As satisfying as I think it would feel to fit a years worth of rubbish inside a jam jar, I’m certainly not here to claim that I am, in any way, #ZeroWaste. I think the Zero Waste movement can be quite daunting as it’s very difficult to know where to begin. Single use packaging is everywhere; it can feel overwhelming to suddenly try and avoid it all. However, by making a few incredibly simple swaps you can really make a dent in the amount of waste you produce.

~Food & Drink~

Plastic bags → reusable tote bags

An obvious swap, but we’re all guilty of forgetting to take our reusables to the shops so try and pop a few in the boot of your car or at the bottom of your rucksack so that you’ve always got some to hand for when you need them.

I love The Vegan Kind; shop their “because I’m not a baby cow” tote here.

Single use cutlery → reusable cutlery

A great thing to keep on you if you tend to buy food to take out at lunch times – it’ll stop you grabbing the single use ones in the coffee shop! You can buy sets of reusable cutlery, but if you’ve already got some light-weight metal ones in your kitchen then just use those!

Plastic straws → metal/glass/bamboo straws

We don’t really need to drink with a straw, so if it’s not your thing then simply remember to say “no straw please!” when you’re ordering a drink, but if you do like to use one then swap over to something you don’t need to throw away – metal, glass and bamboo alternatives are all available.

Paper napkins → cloth napkins

Perfect for wrapping your reusable cutlery and straws in to take out and about, don’t forget some napkins. You’ll no longer need to grab paper ones when you’re out for food. If you don’t already have some in your kitchen – try buying one or two second hand, I got mine from a charity shop. 

Snacks & food packaging → take your own in a tupperware

Cutting down on buying food to take away is a great way to slash the amount of rubbish you’re producing. Make up your own lunches and snacks at home and transport them out and about in a tupperware.  

I got my metal lunchbox as a gift, but check out Elephant Box if you’re in the market for a new one.

Single use drinks bottles → reusable water bottle

Avoid buying drinks in single use bottles and instead keep your own bottle of water to hand and fill it up when you get a chance.

I love Chilly’s bottles because they’re insulated, meaning they’ll keep your drink hot or cold for hours, but there’s loads of great metal bottles available.

~Bathroom Essentials~

Make up wipes → muslin cloths

Cleansing your face at the end of the day can be a bit of a wasteful task if you’re using makeup wipes or disposable cotton pads, try using your cleanser with muslin cloths or cotton rounds instead and just throw them in the wash when they’re dirty. 
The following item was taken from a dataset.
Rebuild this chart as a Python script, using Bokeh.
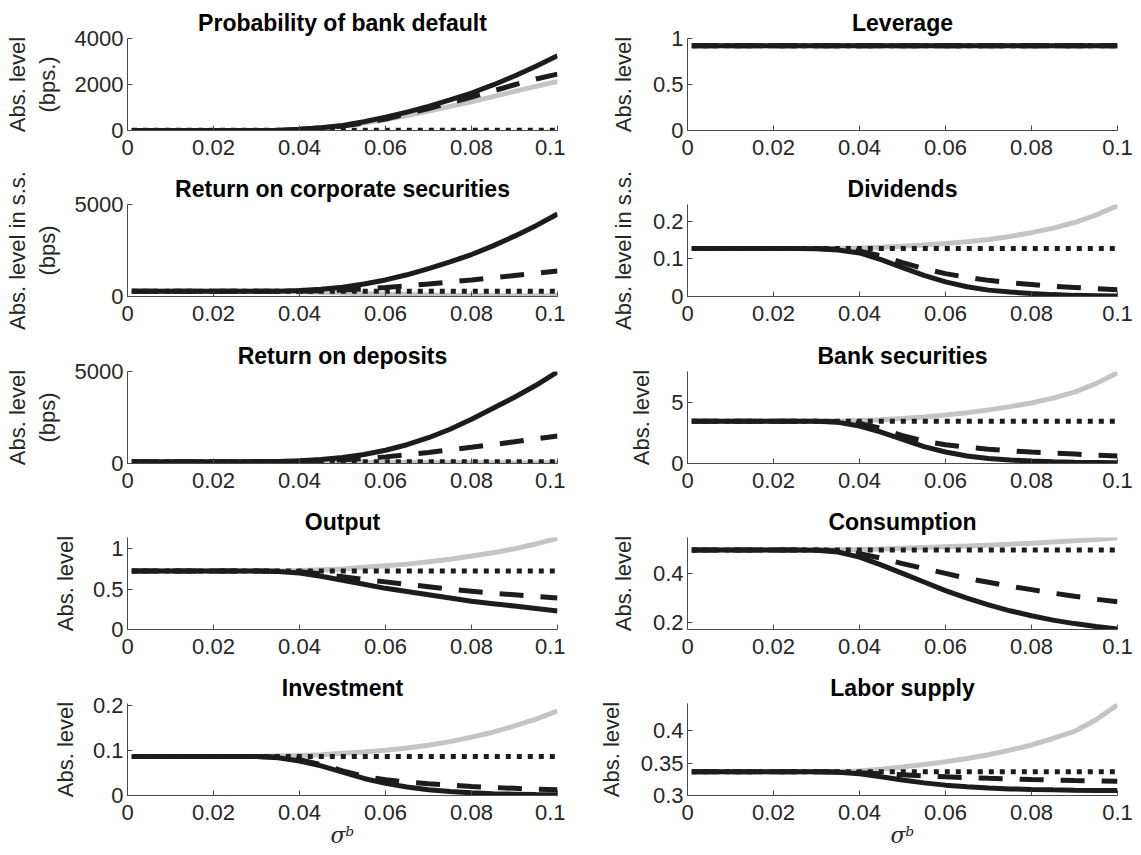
from bokeh.plotting import figure
from bokeh.layouts import column, row
from bokeh.models import FixedTicker
from bokeh.embed import file_html
from bokeh.resources import INLINE

# ---------------- data ----------------
sigma_b = [0.001, 0.01, 0.02, 0.025, 0.03, 0.035, 0.04, 0.045, 0.05, 0.055,
           0.06, 0.065, 0.07, 0.075, 0.08, 0.085, 0.09, 0.095, 0.1]

x_ticks = [0, 0.02, 0.04, 0.06, 0.08, 0.1]
x_tick_labels = ["0", "0.02", "0.04", "0.06", "0.08", "0.1"]

titles = ["Probability of bank default", "Leverage",
          "Return on corporate securities", "Dividends",
          "Return on deposits", "Bank securities",
          "Output", "Consumption",
          "Investment", "Labor supply"]

y_labels = ["Abs. level\n(bps.)", "Abs. level",
            "Abs. level in s.s.\n(bps)", "Abs. level in s.s.",
            "Abs. level\n(bps)", "Abs. level",
            "Abs. level", "Abs. level",
            "Abs. level", "Abs. level"]

y_limits = [(0, 4000), (0, 1), (0, 5000), (0, 0.245), (0, 5000),
            (0, 7.6), (0, 1.14), (0.172, 0.546), (0, 0.205), (0.3, 0.442)]
y_ticks = [[0, 2000, 4000], [0, 0.5, 1], [0, 5000], [0, 0.1, 0.2], [0, 5000],
           [0, 5], [0, 0.5, 1], [0.2, 0.4], [0, 0.1, 0.2], [0.3, 0.35, 0.4]]
y_tick_labels = [["0", "2000", "4000"], ["0", "0.5", "1"], ["0", "5000"],
                 ["0", "0.1", "0.2"], ["0", "5000"], ["0", "5"],
                 ["0", "0.5", "1"], ["0.2", "0.4"], ["0", "0.1", "0.2"],
                 ["0.3", "0.35", "0.4"]]

# Probability of bank default (bps)
pd_solid = [0, 0, 0, 0, 5, 15, 50, 120, 220, 380, 580, 800, 1050, 1330, 1630, 1980, 2370, 2790, 3250]
pd_dashed = [0, 0, 0, 0, 5, 15, 45, 110, 200, 330, 500, 720, 950, 1200, 1450, 1720, 1990, 2240, 2450]
pd_gray = [0, 0, 0, 0, 5, 15, 45, 105, 190, 320, 480, 650, 850, 1050, 1250, 1470, 1700, 1920, 2130]
pd_dotted = [15] * 19

# Leverage
lev_solid = [0.92] * 19
lev_dashed = [0.92] * 19
lev_gray = [0.92] * 19
lev_dotted = [0.92] * 19

# Return on corporate securities (bps)
rk_solid = [280, 280, 280, 280, 282, 290, 320, 390, 500, 680, 900, 1180, 1520, 1880, 2280, 2750, 3280, 3850, 4480]
rk_dashed = [280, 280, 280, 280, 281, 284, 292, 310, 350, 410, 490, 580, 680, 790, 900, 1020, 1140, 1260, 1380]
rk_gray = [280, 280, 280, 280, 279, 272, 255, 228, 195, 160, 130, 105, 85, 70, 58, 50, 44, 40, 37]
rk_dotted = [280] * 19

# Dividends
div_solid = [0.128, 0.128, 0.128, 0.128, 0.127, 0.124, 0.116, 0.098, 0.077, 0.056, 0.039, 0.026, 0.017, 0.012, 0.008, 0.005, 0.003, 0.002, 0.001]
div_dashed = [0.128, 0.128, 0.128, 0.128, 0.128, 0.126, 0.121, 0.108, 0.09, 0.074, 0.061, 0.051, 0.043, 0.037, 0.032, 0.027, 0.024, 0.021, 0.018]
div_gray = [0.128, 0.128, 0.128, 0.128, 0.128, 0.128, 0.129, 0.131, 0.134, 0.137, 0.141, 0.146, 0.152, 0.16, 0.17, 0.182, 0.197, 0.217, 0.242]
div_dotted = [0.128] * 19

# Return on deposits (bps)
rd_solid = [100, 100, 100, 100, 102, 110, 150, 220, 330, 490, 720, 1020, 1400, 1860, 2400, 3000, 3600, 4250, 4980]
rd_dashed = [100, 100, 100, 100, 100, 104, 120, 150, 200, 270, 360, 470, 600, 740, 880, 1030, 1180, 1340, 1500]
rd_gray = [100, 100, 100, 100, 100, 98, 92, 85, 76, 68, 60, 53, 47, 42, 38, 35, 32, 30, 28]
rd_dotted = [100] * 19

# Bank securities
bs_solid = [3.5, 3.5, 3.5, 3.5, 3.48, 3.4, 3.1, 2.6, 2.0, 1.4, 0.95, 0.62, 0.42, 0.29, 0.2, 0.15, 0.11, 0.09, 0.07]
bs_dashed = [3.5, 3.5, 3.5, 3.5, 3.5, 3.45, 3.3, 2.9, 2.3, 1.85, 1.55, 1.35, 1.18, 1.05, 0.95, 0.86, 0.78, 0.7, 0.62]
bs_gray = [3.5, 3.5, 3.5, 3.5, 3.5, 3.5, 3.55, 3.62, 3.72, 3.85, 4.0, 4.2, 4.43, 4.7, 5.0, 5.4, 5.9, 6.6, 7.5]
bs_dotted = [3.5] * 19

# Output
y_solid = [0.725, 0.725, 0.725, 0.725, 0.724, 0.72, 0.70, 0.66, 0.61, 0.56, 0.51, 0.47, 0.43, 0.39, 0.35, 0.32, 0.29, 0.26, 0.23]
y_dashed = [0.725, 0.725, 0.725, 0.725, 0.725, 0.723, 0.715, 0.69, 0.655, 0.62, 0.59, 0.56, 0.53, 0.5, 0.475, 0.45, 0.43, 0.41, 0.39]
y_gray = [0.725, 0.725, 0.725, 0.725, 0.725, 0.726, 0.73, 0.74, 0.75, 0.77, 0.79, 0.81, 0.84, 0.87, 0.91, 0.95, 1.0, 1.06, 1.13]
y_dotted = [0.725] * 19

# Consumption
c_solid = [0.495, 0.495, 0.495, 0.495, 0.494, 0.487, 0.466, 0.435, 0.4, 0.365, 0.33, 0.3, 0.272, 0.248, 0.228, 0.21, 0.196, 0.184, 0.174]
c_dashed = [0.495, 0.495, 0.495, 0.495, 0.495, 0.491, 0.48, 0.462, 0.44, 0.42, 0.4, 0.38, 0.364, 0.348, 0.334, 0.32, 0.307, 0.295, 0.285]
c_gray = [0.495, 0.495, 0.495, 0.495, 0.495, 0.496, 0.497, 0.499, 0.502, 0.505, 0.508, 0.511, 0.515, 0.519, 0.523, 0.528, 0.533, 0.538, 0.545]
c_dotted = [0.495] * 19

# Investment
i_solid = [0.087, 0.087, 0.087, 0.087, 0.087, 0.084, 0.077, 0.066, 0.052, 0.038, 0.027, 0.019, 0.013, 0.009, 0.006, 0.004, 0.003, 0.002, 0.0015]
i_dashed = [0.087, 0.087, 0.087, 0.087, 0.087, 0.086, 0.08, 0.069, 0.055, 0.043, 0.035, 0.03, 0.026, 0.023, 0.02, 0.018, 0.016, 0.014, 0.013]
i_gray = [0.087, 0.087, 0.087, 0.087, 0.087, 0.088, 0.089, 0.091, 0.094, 0.097, 0.101, 0.106, 0.112, 0.12, 0.13, 0.141, 0.155, 0.17, 0.188]
i_dotted = [0.087] * 19

# Labor supply
l_solid = [0.3365, 0.3365, 0.3365, 0.3365, 0.3365, 0.336, 0.3335, 0.329, 0.324, 0.3195, 0.316, 0.3135, 0.3115, 0.3102, 0.3093, 0.3087, 0.3082, 0.3079, 0.3076]
l_dashed = [0.3365, 0.3365, 0.3365, 0.3365, 0.3365, 0.3363, 0.335, 0.3335, 0.332, 0.3302, 0.3288, 0.3277, 0.3265, 0.3255, 0.3246, 0.3238, 0.3231, 0.3225, 0.322]
l_gray = [0.3365, 0.3365, 0.3365, 0.3365, 0.3365, 0.337, 0.338, 0.3405, 0.344, 0.348, 0.352, 0.357, 0.363, 0.37, 0.378, 0.388, 0.399, 0.417, 0.44]
l_dotted = [0.3365] * 19

panel_series = [
    (pd_solid, pd_dashed, pd_gray, pd_dotted),
    (lev_solid, lev_dashed, lev_gray, lev_dotted),
    (rk_solid, rk_dashed, rk_gray, rk_dotted),
    (div_solid, div_dashed, div_gray, div_dotted),
    (rd_solid, rd_dashed, rd_gray, rd_dotted),
    (bs_solid, bs_dashed, bs_gray, bs_dotted),
    (y_solid, y_dashed, y_gray, y_dotted),
    (c_solid, c_dashed, c_gray, c_dotted),
    (i_solid, i_dashed, i_gray, i_dotted),
    (l_solid, l_dashed, l_gray, l_dotted),
]

# ---------------- styling ----------------
FONT = "Liberation Sans"
BLACK = "#1c1c1c"
GRAY = "#c4c4c4"
AXIS = "#4a4a4a"
TXT = "#262626"
LW = 5
FS = "22px"

col_widths = [565, 576]
col_left = [127, 122]
col_right = [8, 24]
row_heights = [166, 167, 166, 166, 190]
FRAME_TOP = 38
FRAME_H = 92


def make_panel(k):
    r, c = divmod(k, 2)
    w, h = col_widths[c], row_heights[r]
    p = figure(width=w, height=h, x_range=(0, 0.1), y_range=y_limits[k],
               output_backend="svg", toolbar_location=None,
               min_border_left=col_left[c], min_border_right=col_right[c],
               min_border_top=FRAME_TOP, min_border_bottom=h - FRAME_TOP - FRAME_H,
               title=titles[k])
    p.title.align = "center"
    p.title.text_font = FONT
    p.title.text_font_size = "23px"
    p.title.text_font_style = "bold"
    p.title.text_color = "#000000"
    p.title.standoff = 6
    p.outline_line_color = None
    p.xgrid.visible = False
    p.ygrid.visible = False
    p.background_fill_color = "white"
    p.border_fill_color = "white"

    for ax in (p.xaxis[0], p.yaxis[0]):
        ax.axis_line_color = AXIS
        ax.axis_line_width = 1
        ax.major_tick_line_color = AXIS
        ax.major_tick_in = 5
        ax.major_tick_out = 0
        ax.minor_tick_line_color = None
        ax.major_label_text_font = FONT
        ax.major_label_text_font_size = FS
        ax.major_label_text_color = TXT
        ax.axis_label_text_font = FONT
        ax.axis_label_text_font_size = FS
        ax.axis_label_text_color = TXT
        ax.axis_label_text_font_style = "normal"

    p.xaxis.ticker = FixedTicker(ticks=x_ticks)
    p.xaxis.major_label_overrides = dict(zip(x_ticks, x_tick_labels))
    p.xaxis.major_label_standoff = 9
    p.yaxis.ticker = FixedTicker(ticks=y_ticks[k])
    p.yaxis.major_label_overrides = dict(zip(y_ticks[k], y_tick_labels[k]))
    p.yaxis.major_label_standoff = 4
    p.yaxis.axis_label = y_labels[k]
    p.yaxis.axis_label_standoff = 12 if c == 0 else 14

    if r == 4:
        p.xaxis.axis_label = "σᵇ"
        p.xaxis.axis_label_text_font = "DejaVu Serif"
        p.xaxis.axis_label_text_font_style = "italic"
        p.xaxis.axis_label_text_font_size = "22px"
        p.xaxis.axis_label_standoff = 0

    solid, dashed, gray, dotted = panel_series[k]
    p.line(sigma_b, gray, color=GRAY, line_width=LW)
    p.line(sigma_b, solid, color=BLACK, line_width=LW)
    p.line(sigma_b, dashed, color=BLACK, line_width=LW, line_dash="24 17")
    p.line(sigma_b, dotted, color=BLACK, line_width=LW, line_dash="5 6")
    return p


figs = [make_panel(k) for k in range(10)]
layout = column(*[row(figs[2 * r], figs[2 * r + 1]) for r in range(5)])

open("out.html", "w").write(file_html(layout, INLINE))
Plastic shampoo & conditioner bottles → shampoo & conditioner bars

A brilliant swap to completely cut out plastic hair care bottles from your life – simply use a shampoo bar instead, they’re just as effective and not to mention take up a load less room in your shower!

Shower gel → soap bars

I don’t know about you, but I just to get through shower gel bottles at a rate of knots, swapping to soap bars not only cuts out a chunk of plastic waste – but they also last loads longer.

Moisturiser → body butter bar

Yet another bar (I just can’t get enough), bars like this one contain loads of delicious cocoa butter in a handy solidified form, just rub on to damp skin and you’ll be soft as a baby seal. I am in love with this one from Lush, which both moisturises and exfoliates.

Disposable sanitary items → Mooncup/reusable pads

Ditch the monthly expense of buying tampons and towels and invest in a menstrual cup or reusable pads. As with every change, these can take a small amount of getting used to, but once you’re sorted, you’ll never look back.

I use a Mooncup, but there’s loads of different menstrual cups available, so do a little research. Eco Femme, a women led enterprise, is brilliant for reusable pads and when you buy from them you’re contributing to their “pad for pad” scheme which provides women and girls in India with the knowledge and tools they need to manage their periods.